What Happens In Monaco … Can Happen Again Anywhere

What Happens In Monaco … Can Happen Again Anywhere
16:06, 28 Mar 2018

The 2015 Monaco Grand Prix marked the very first time a ‘Virtual Safety Car’ was used in Formula 1.  An over exuberant Max Verstappen rear-ended French racer Roman Grosjean necessitating this debut albeit the accident was quickly reassessed as requiring a regular safety car which was duly deployed.

With Lewis Hamilton leading the race by almost 20secs the Mercedes team decided it was prudent to call their driver into the pits and allow him to reassume the race lead with new tyres. It was a monumental faux-pas. The Mercedes pit-wall, led by a German and an Austrian – two nationalities normally renowned for their precision timekeeping – completely miscalculated the English driver’s advantage and he re-emerged on to the track in third position.

With Monaco being a lame outdated excuse for a racetrack where an F1 car will struggle to overtake that other wonderful electric powered creation, a milk-float – thanks to its narrow barrier-lined configuration – it was race over for the Englishman.  Mercedes turned almost certain victory into definite defeat.
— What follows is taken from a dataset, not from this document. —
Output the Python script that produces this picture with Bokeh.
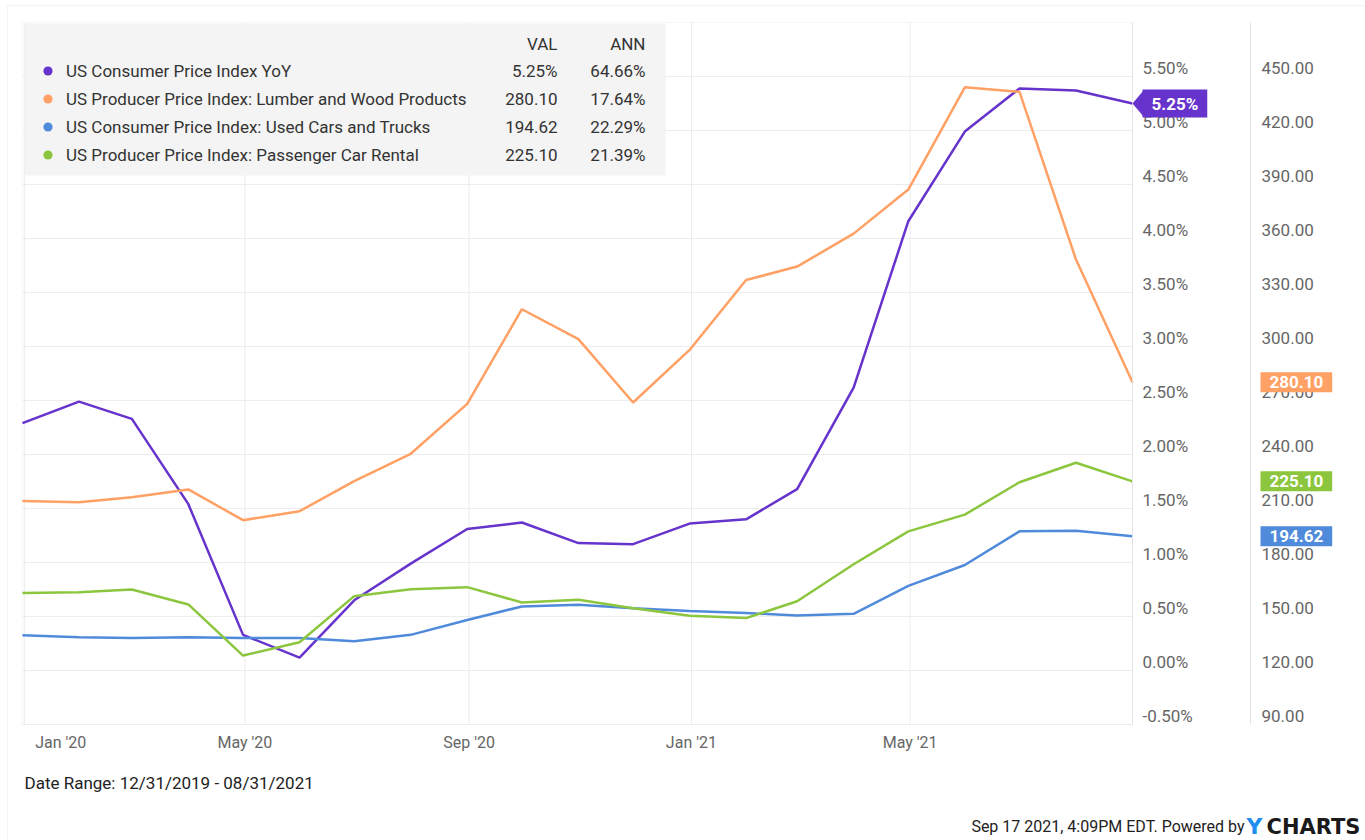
import pandas as pd
from bokeh.plotting import figure
from bokeh.models import (Range1d, LinearAxis, FixedTicker, PrintfTickFormatter, Label,
                          Legend, LegendItem, BoxAnnotation, PolyAnnotation)
from bokeh.embed import file_html
from bokeh.resources import INLINE

# ---------------- data ----------------
dates = pd.date_range("2019-12-31", periods=21, freq=pd.offsets.MonthEnd())

cpi_yoy = [2.29, 2.49, 2.33, 1.54, 0.33, 0.12, 0.65, 0.99, 1.31, 1.37, 1.18, 1.17,
           1.36, 1.40, 1.68, 2.62, 4.16, 4.99, 5.39, 5.37, 5.25]
lumber = [214.1, 213.5, 216.3, 220.6, 203.5, 208.5, 225.2, 240.4, 268.1, 320.7, 304.1, 268.9,
          298.1, 336.9, 344.4, 362.7, 387.2, 444.0, 441.5, 348.3, 280.10]
used_cars = [139.6, 138.5, 138.0, 138.5, 138.0, 138.0, 136.3, 139.8, 148.1, 155.6, 156.5, 154.6,
             153.1, 151.9, 150.6, 151.5, 167.0, 178.6, 197.3, 197.7, 194.62]
car_rental = [163.1, 163.5, 165.0, 156.7, 128.3, 135.7, 161.3, 165.2, 166.3, 157.8, 159.3, 154.6,
              150.4, 149.1, 158.5, 179.0, 197.3, 206.6, 224.6, 235.4, 225.10]

series_names = ["US Consumer Price Index YoY",
                "US Producer Price Index: Lumber and Wood Products",
                "US Consumer Price Index: Used Cars and Trucks",
                "US Producer Price Index: Passenger Car Rental"]
series_ann = ["64.66%", "17.64%", "22.29%", "21.39%"]

pct_ticks = [-0.5, 0.0, 0.5, 1.0, 1.5, 2.0, 2.5, 3.0, 3.5, 4.0, 4.5, 5.0, 5.5]
val_ticks = [90, 120, 150, 180, 210, 240, 270, 300, 330, 360, 390, 420, 450]
x_tick_dates = ["2020-01-01", "2020-05-01", "2020-09-01", "2021-01-01", "2021-05-01"]
x_tick_labels = ["Jan '20", "May '20", "Sep '20", "Jan '21", "May '21"]

date_range_text = "Date Range: 12/31/2019 - 08/31/2021"
stamp_text = "Sep 17 2021, 4:09PM EDT. Powered by"

# ---------------- style / layout (page pixels) ----------------
PURPLE, ORANGE, BLUE, GREEN = "#6633CC", "#FFA064", "#4F8ADB", "#8CC63F"
FONT = "Roboto"
AXIS_GRAY = "#666666"
TEXT_DARK = "#333333"
GRID = "#ececec"
W, H = 1365, 840
PLOT_LEFT, PLOT_TOP = 22, 22             # data area inside the canvas
PLOT_RIGHT, PLOT_BOTTOM = 1132, 724
VAL_AXIS_X = 1250
PCT_RANGE = (-0.5, 6.0)
VAL_RANGE = (90, 480)
LABEL_LIFT = 8.5                          # tick labels sit above their grid line

def sx(px):  # page x -> frame screen x
    return px
def sy(py):  # page y -> frame screen y (from bottom)
    return H - py

def to_ms(t):
    return pd.Timestamp(t).value / 1e6

x0_ms, x1_ms = to_ms(dates[0]), to_ms(dates[-1])
ms_per_px = (x1_ms - x0_ms) / (PLOT_RIGHT - PLOT_LEFT)
x_start_ms = x0_ms - PLOT_LEFT * ms_per_px
x_end_ms = x0_ms + (W - PLOT_LEFT) * ms_per_px
val_axis_ms = x0_ms + (VAL_AXIS_X - PLOT_LEFT) * ms_per_px

plot_h = PLOT_BOTTOM - PLOT_TOP
ppu_pct = plot_h / (PCT_RANGE[1] - PCT_RANGE[0])
ppu_val = plot_h / (VAL_RANGE[1] - VAL_RANGE[0])
below, above = H - PLOT_BOTTOM, PLOT_TOP
pct_full = (PCT_RANGE[0] - below / ppu_pct, PCT_RANGE[1] + above / ppu_pct)
val_full = (VAL_RANGE[0] - below / ppu_val, VAL_RANGE[1] + above / ppu_val)
s_pct, s_val = LABEL_LIFT / ppu_pct, LABEL_LIFT / ppu_val

p = figure(width=W, height=H, x_axis_type="datetime", y_axis_location="right",
           output_backend="svg", toolbar_location=None,
           x_range=Range1d(x_start_ms, x_end_ms), y_range=Range1d(*pct_full),
           min_border_left=0, min_border_top=0, min_border_right=0, min_border_bottom=0)
p.extra_y_ranges = {"val": Range1d(*val_full),
                    "pct_axis": Range1d(pct_full[0] - s_pct, pct_full[1] - s_pct),
                    "val_axis": Range1d(val_full[0] - s_val, val_full[1] - s_val)}
p.outline_line_color = None
p.background_fill_color = "white"
p.border_fill_color = "white"
p.ygrid.visible = False
p.xgrid.visible = False

# card border (top and left edges visible)
p.add_layout(BoxAnnotation(left=7, right=W + 20, top=sy(5), bottom=-20,
                           left_units="screen", right_units="screen",
                           top_units="screen", bottom_units="screen",
                           fill_alpha=0, line_color="#dcdcdc", line_width=1, level="underlay"))

# vertical grid lines (data area only)
grid_ms = [to_ms(d) for d in x_tick_dates]
p.segment(x0=grid_ms, x1=grid_ms, y0=[PCT_RANGE[0]] * len(grid_ms), y1=[PCT_RANGE[1]] * len(grid_ms),
          line_color=GRID, line_width=1)
# horizontal grid lines (data area only)
p.segment(x0=[x0_ms] * len(pct_ticks), x1=[x1_ms] * len(pct_ticks), y0=pct_ticks, y1=pct_ticks,
          line_color=GRID, line_width=1)
# plot-area border
p.add_layout(BoxAnnotation(left=x0_ms, right=x1_ms, bottom=PCT_RANGE[0], top=PCT_RANGE[1],
                           fill_alpha=0, line_color="#e3e3e3", line_width=1, level="underlay"))

# x axis: first label kept inside the plot area, as in the original
x_label_pos = [pd.Timestamp(d) for d in x_tick_dates]
x_label_pos[0] = x_label_pos[0] + pd.Timedelta(days=20)
x_ms = [int(to_ms(t)) for t in x_label_pos]
xa = p.xaxis[0]
xa.fixed_location = PCT_RANGE[0]
xa.ticker = FixedTicker(ticks=x_ms)
xa.major_label_overrides = {m: l for m, l in zip(x_ms, x_tick_labels)}
xa.axis_line_color = None
xa.major_tick_line_color = None
xa.minor_tick_line_color = None
xa.major_tick_out = 0
xa.major_tick_in = 0
xa.major_label_standoff = 8
xa.major_label_text_font = FONT
xa.major_label_text_font_size = "16px"
xa.major_label_text_color = AXIS_GRAY

def style_y(ax, standoff, bounds):
    ax.axis_line_color = "#e3e3e3"
    ax.major_tick_line_color = None
    ax.minor_tick_line_color = None
    ax.major_tick_out = 0
    ax.major_tick_in = 0
    ax.major_label_standoff = standoff
    ax.major_label_text_font = FONT
    ax.major_label_text_font_size = "17px"
    ax.major_label_text_color = AXIS_GRAY
    ax.bounds = bounds

# percent axis at the right edge of the data area
ya = p.yaxis[0]
ya.y_range_name = "pct_axis"
ya.fixed_location = x1_ms
ya.ticker = FixedTicker(ticks=pct_ticks)
ya.formatter = PrintfTickFormatter(format="%.2f%%")
style_y(ya, 10, (PCT_RANGE[0] - s_pct, PCT_RANGE[1] - s_pct))

# value axis
va = LinearAxis(y_range_name="val_axis", ticker=FixedTicker(ticks=val_ticks),
                formatter=PrintfTickFormatter(format="%.2f"))
va.fixed_location = val_axis_ms
style_y(va, 11, (VAL_RANGE[0] - s_val, VAL_RANGE[1] - s_val))
p.add_layout(va, "right")

# ---------------- lines ----------------
specs = [(cpi_yoy, PURPLE, "default"), (lumber, ORANGE, "val"),
         (used_cars, BLUE, "val"), (car_rental, GREEN, "val")]
dot_renderers = []
for vals, col, rng in specs:
    p.line(dates, vals, line_color=col, line_width=2.5, y_range_name=rng)
    dot_renderers.append(p.scatter(dates, vals, size=0, fill_color=col, line_color=None,
                                   y_range_name=rng))

# ---------------- legend table ----------------
p.add_layout(BoxAnnotation(left=sx(24), right=sx(665), top=sy(23), bottom=sy(175),
                           left_units="screen", right_units="screen",
                           top_units="screen", bottom_units="screen",
                           fill_color="#f3f3f3", fill_alpha=0.92, line_color=None))

ROW_H, ROW_GAP = 23, 5
pitch = ROW_H + ROW_GAP
legend_top = sy(59)
legend_h = 4 * ROW_H + 3 * ROW_GAP
legend = Legend(items=[LegendItem(label=n, renderers=[r]) for n, r in zip(series_names, dot_renderers)],
                location=(sx(36), legend_top - legend_h), orientation="vertical",
                glyph_width=ROW_H, glyph_height=ROW_H, label_height=ROW_H, spacing=ROW_GAP,
                label_standoff=7, padding=0, margin=0,
                background_fill_alpha=0, border_line_color=None,
                label_text_font=FONT, label_text_font_size="17px", label_text_color=TEXT_DARK)
p.add_layout(legend)

last_vals = ["%.2f%%" % cpi_yoy[-1], "%.2f" % lumber[-1], "%.2f" % used_cars[-1], "%.2f" % car_rental[-1]]
VAL_X, ANN_X = sx(557), sx(645)
common = dict(x_units="screen", y_units="screen", text_align="right", text_baseline="middle",
              text_font=FONT, text_font_size="17px", text_color=TEXT_DARK)
p.add_layout(Label(x=VAL_X, y=sy(43), text="VAL", **common))
p.add_layout(Label(x=ANN_X, y=sy(43), text="ANN", **common))
for i in range(4):
    yc = legend_top - (i * pitch + ROW_H / 2)
    p.add_layout(Label(x=VAL_X, y=yc, text=last_vals[i], **common))
    p.add_layout(Label(x=ANN_X, y=yc, text=series_ann[i], **common))

# ---------------- value flags ----------------
flag_specs = [(cpi_yoy[-1], PURPLE, "default", last_vals[0], PLOT_RIGHT, ppu_pct),
              (lumber[-1], ORANGE, "val", last_vals[1], VAL_AXIS_X, ppu_val),
              (car_rental[-1], GREEN, "val", last_vals[3], VAL_AXIS_X, ppu_val),
              (used_cars[-1], BLUE, "val", last_vals[2], VAL_AXIS_X, ppu_val)]
for v, col, rng, txt, tip_px, ppu in flag_specs:
    half = 13 / ppu
    p.add_layout(PolyAnnotation(xs=[sx(tip_px), sx(tip_px) + 11, sx(tip_px) + 11],
                                ys=[v, v + half, v - half],
                                xs_units="screen", ys_units="data", y_range_name=rng,
                                fill_color=col, fill_alpha=1, line_color=None))
    p.add_layout(Label(x=x1_ms, y=v, x_offset=tip_px - PLOT_RIGHT + 10, y_range_name=rng, text=txt,
                       text_align="left", text_baseline="middle", text_font=FONT,
                       text_font_size="17px", text_font_style="bold", text_color="white",
                       background_fill_color=col, padding=(9, 4)))

# ---------------- footer ----------------
foot = dict(x_units="screen", y_units="screen", text_baseline="middle")
p.add_layout(Label(x=sx(24), y=sy(782), text=date_range_text, text_font=FONT,
                   text_font_size="17px", text_color="#222222", **foot))
p.add_layout(Label(x=sx(1244), y=sy(826), text=stamp_text, text_align="right", text_font=FONT,
                   text_font_size="16px", text_color="#222222", **foot))
p.add_layout(Label(x=sx(1246), y=sy(826), text="Y", text_font="DejaVu Sans",
                   text_font_size="22px", text_font_style="bold", text_color="#1E8FF0", **foot))
p.add_layout(Label(x=sx(1266), y=sy(826), text="CHARTS", text_font="DejaVu Sans",
                   text_font_size="21px", text_font_style="bold", text_color="#1a1a1a", **foot))

open("out.html", "w").write(file_html(p, INLINE))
Forward-wind almost three years and all the same ingredients – from Romain Grosjean to a Virtual Safety Car, miscalculations and a lame circuit where on track overtaking is as rare as a snowflake in summer – conspired to take away yet another race victory from the Englishman in Australia.  Just how did Mercedes get it so wrong in Melbourne?
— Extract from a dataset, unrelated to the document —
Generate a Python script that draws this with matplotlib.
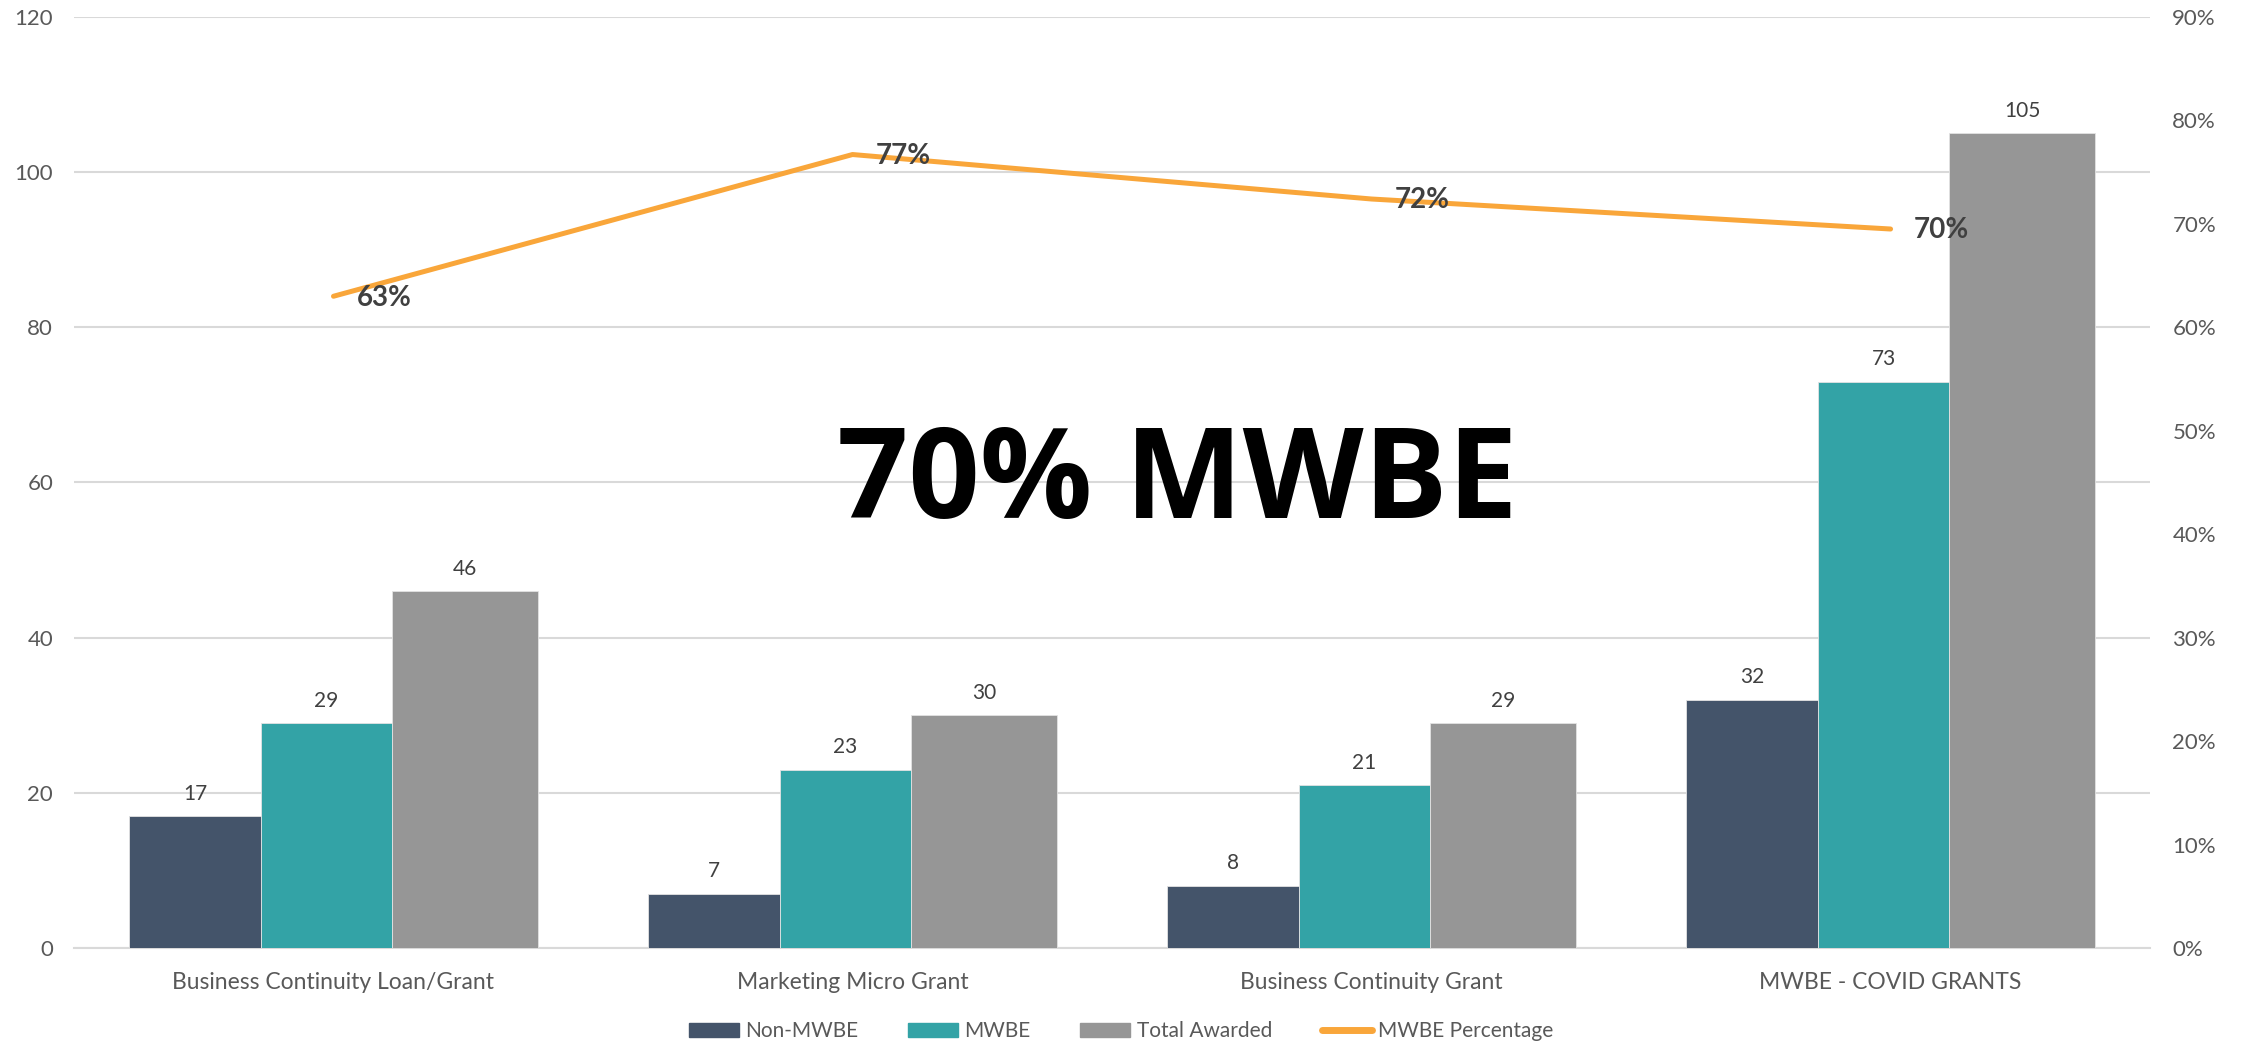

The team have almost two weeks to pick themselves up, check their computer algorithms and have a chat with their No.2 driver, Valtteri Bottas, politely asking him not to smash up another car especially as Hamilton needs a wingman that can be regularly thrown under the bus, just like Kimi Raikkonen in the Ferrari garage.

There’s speed in the blue cars, no bull

But there is no sacrificial lamb at Red Bull and once again the Milton Keynes team showed they have a car and drivers capable of mixing it with the ‘big two’. The drinks company left Melbourne with 20 World Constructors Championship Points, Mercedes claimed just two more.

And the fastest lap accolade, often played down by TV pundits went to Red Bull’s Daniel Ricciardo.  It was not just another ‘fastest lap’ either, his 1:29.54 totally smashed anything his rivals could muster at any stage of the race.  It was some remarkable pace from a car stuck in the dirty air of Kimi Raikkonen’s Ferrari for the final third of the race.

Duel in the desert?

The next stop on this 21-race season is Bahrain on April 8th. Since 1.6L V6 hybrid cars have come into use only a Mercedes has started on pole here and on three occasions they have locked out the front row.

But it is Vettel who has the best win record, taking this race three times in the past six seasons. It is a great CV considering he never made it past the formation lap in 2016.